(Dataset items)
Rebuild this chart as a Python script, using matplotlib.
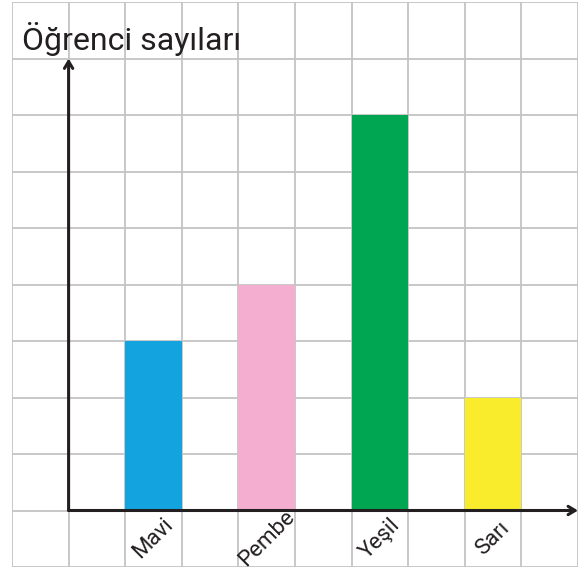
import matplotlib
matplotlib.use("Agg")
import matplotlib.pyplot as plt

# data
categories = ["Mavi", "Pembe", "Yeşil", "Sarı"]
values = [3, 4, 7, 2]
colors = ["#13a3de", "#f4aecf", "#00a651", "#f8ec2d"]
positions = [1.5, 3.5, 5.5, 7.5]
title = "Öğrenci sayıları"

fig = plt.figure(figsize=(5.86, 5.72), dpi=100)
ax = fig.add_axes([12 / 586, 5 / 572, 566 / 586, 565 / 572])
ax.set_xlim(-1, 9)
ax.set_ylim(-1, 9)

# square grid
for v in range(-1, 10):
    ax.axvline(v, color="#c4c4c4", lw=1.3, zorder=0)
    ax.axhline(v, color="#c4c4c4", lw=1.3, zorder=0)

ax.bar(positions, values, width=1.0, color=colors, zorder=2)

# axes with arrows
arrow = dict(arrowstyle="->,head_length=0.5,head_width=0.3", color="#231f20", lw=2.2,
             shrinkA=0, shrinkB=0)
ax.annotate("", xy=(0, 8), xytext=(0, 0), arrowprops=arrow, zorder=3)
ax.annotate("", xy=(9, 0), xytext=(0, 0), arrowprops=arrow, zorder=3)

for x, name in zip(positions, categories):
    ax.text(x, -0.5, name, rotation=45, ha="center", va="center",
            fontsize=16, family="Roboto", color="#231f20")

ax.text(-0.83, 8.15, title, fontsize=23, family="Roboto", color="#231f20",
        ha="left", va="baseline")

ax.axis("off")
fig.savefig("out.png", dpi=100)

---

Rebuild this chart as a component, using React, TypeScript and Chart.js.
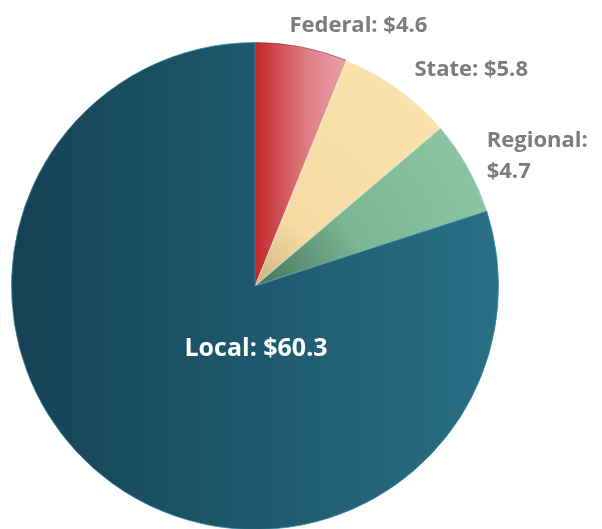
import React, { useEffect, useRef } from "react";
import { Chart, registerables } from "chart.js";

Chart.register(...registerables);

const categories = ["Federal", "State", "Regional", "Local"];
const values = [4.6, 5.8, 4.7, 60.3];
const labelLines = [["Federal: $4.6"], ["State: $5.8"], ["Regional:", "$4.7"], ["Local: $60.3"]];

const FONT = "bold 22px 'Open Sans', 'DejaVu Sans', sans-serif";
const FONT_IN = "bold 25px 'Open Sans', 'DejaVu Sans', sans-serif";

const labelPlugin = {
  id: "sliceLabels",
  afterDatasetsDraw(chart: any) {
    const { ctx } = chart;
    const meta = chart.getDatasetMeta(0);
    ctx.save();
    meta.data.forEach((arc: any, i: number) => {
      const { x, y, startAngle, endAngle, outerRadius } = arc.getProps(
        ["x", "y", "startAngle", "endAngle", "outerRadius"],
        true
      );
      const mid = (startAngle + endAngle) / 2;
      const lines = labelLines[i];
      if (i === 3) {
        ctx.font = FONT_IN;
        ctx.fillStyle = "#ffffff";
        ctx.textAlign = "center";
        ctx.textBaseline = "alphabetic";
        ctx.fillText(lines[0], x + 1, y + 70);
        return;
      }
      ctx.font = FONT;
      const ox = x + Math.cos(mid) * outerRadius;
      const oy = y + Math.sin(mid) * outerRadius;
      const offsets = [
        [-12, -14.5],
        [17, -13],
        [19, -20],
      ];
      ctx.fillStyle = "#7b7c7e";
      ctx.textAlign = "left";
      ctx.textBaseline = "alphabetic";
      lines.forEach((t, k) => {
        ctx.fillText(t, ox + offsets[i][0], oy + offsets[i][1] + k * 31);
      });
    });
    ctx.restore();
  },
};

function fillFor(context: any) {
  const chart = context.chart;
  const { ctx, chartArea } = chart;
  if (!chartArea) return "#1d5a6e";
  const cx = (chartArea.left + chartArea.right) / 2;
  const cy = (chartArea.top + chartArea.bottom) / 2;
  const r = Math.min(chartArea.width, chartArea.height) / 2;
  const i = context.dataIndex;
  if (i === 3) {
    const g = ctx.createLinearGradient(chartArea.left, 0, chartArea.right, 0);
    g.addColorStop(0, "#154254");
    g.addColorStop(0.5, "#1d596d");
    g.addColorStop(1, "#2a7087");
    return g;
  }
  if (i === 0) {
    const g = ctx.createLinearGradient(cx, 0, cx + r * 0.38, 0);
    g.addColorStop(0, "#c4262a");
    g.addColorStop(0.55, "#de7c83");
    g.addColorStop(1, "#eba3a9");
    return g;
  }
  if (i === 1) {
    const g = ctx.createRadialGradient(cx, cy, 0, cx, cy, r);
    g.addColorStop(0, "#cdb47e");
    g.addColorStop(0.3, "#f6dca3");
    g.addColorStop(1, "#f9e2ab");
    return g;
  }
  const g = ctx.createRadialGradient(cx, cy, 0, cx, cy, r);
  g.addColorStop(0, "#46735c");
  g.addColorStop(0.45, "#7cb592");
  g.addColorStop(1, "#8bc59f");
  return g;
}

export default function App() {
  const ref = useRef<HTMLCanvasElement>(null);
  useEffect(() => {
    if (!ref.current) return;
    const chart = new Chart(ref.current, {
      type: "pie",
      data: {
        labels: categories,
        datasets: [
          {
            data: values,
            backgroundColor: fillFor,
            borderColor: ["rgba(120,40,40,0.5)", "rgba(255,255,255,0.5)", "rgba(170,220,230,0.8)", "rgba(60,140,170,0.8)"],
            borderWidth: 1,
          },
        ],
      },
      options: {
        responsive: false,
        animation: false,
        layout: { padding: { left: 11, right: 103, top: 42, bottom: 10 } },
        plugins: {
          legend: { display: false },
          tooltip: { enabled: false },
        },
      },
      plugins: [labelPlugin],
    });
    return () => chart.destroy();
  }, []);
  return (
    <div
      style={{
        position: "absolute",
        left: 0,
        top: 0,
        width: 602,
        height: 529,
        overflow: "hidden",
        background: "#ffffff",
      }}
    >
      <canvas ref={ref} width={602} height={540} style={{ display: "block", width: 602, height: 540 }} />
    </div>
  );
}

* * *

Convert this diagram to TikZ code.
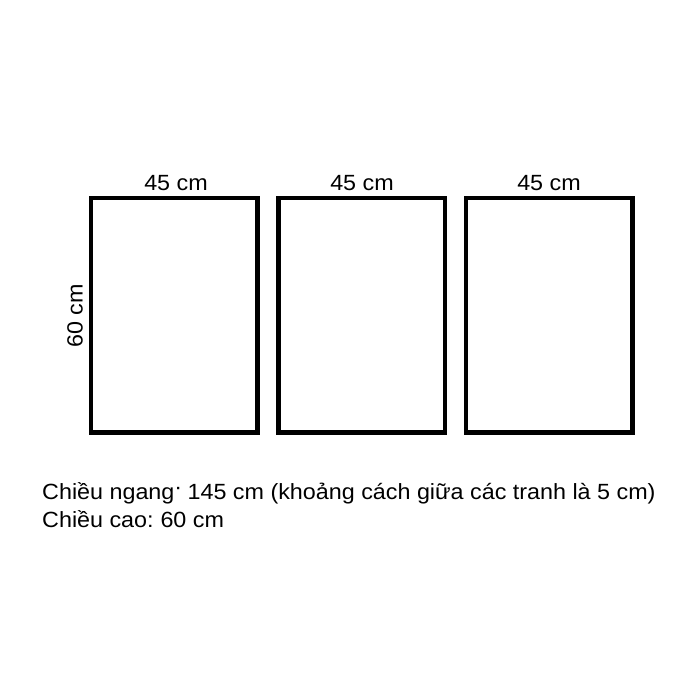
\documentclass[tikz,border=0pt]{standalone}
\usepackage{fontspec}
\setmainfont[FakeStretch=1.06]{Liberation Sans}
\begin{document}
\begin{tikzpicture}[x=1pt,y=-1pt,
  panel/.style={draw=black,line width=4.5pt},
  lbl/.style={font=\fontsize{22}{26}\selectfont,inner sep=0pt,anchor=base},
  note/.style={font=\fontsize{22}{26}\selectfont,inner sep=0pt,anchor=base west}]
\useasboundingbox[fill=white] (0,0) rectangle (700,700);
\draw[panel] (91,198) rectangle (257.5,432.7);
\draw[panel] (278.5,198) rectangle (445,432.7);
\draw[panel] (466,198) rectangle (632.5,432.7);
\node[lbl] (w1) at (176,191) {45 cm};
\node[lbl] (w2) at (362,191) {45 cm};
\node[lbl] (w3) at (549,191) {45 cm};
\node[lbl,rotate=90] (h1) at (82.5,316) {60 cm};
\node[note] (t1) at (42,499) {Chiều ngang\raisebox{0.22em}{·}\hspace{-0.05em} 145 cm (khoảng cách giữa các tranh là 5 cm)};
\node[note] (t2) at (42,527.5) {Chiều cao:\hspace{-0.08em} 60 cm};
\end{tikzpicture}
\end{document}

● **What you need to do**
Reproduce, word for word, only the lines in the records above from the line with "Rebuild this chart as a component, using" through the line with "25px 'Open Sans', 'DejaVu", including both ends; omit the pictures.

● **Task answer**
Rebuild this chart as a component, using React, TypeScript and Chart.js.
import React, { useEffect, useRef } from "react";
import { Chart, registerables } from "chart.js";

Chart.register(...registerables);

const categories = ["Federal", "State", "Regional", "Local"];
const values = [4.6, 5.8, 4.7, 60.3];
const labelLines = [["Federal: $4.6"], ["State: $5.8"], ["Regional:", "$4.7"], ["Local: $60.3"]];

const FONT = "bold 22px 'Open Sans', 'DejaVu Sans', sans-serif";
const FONT_IN = "bold 25px 'Open Sans', 'DejaVu Sans', sans-serif";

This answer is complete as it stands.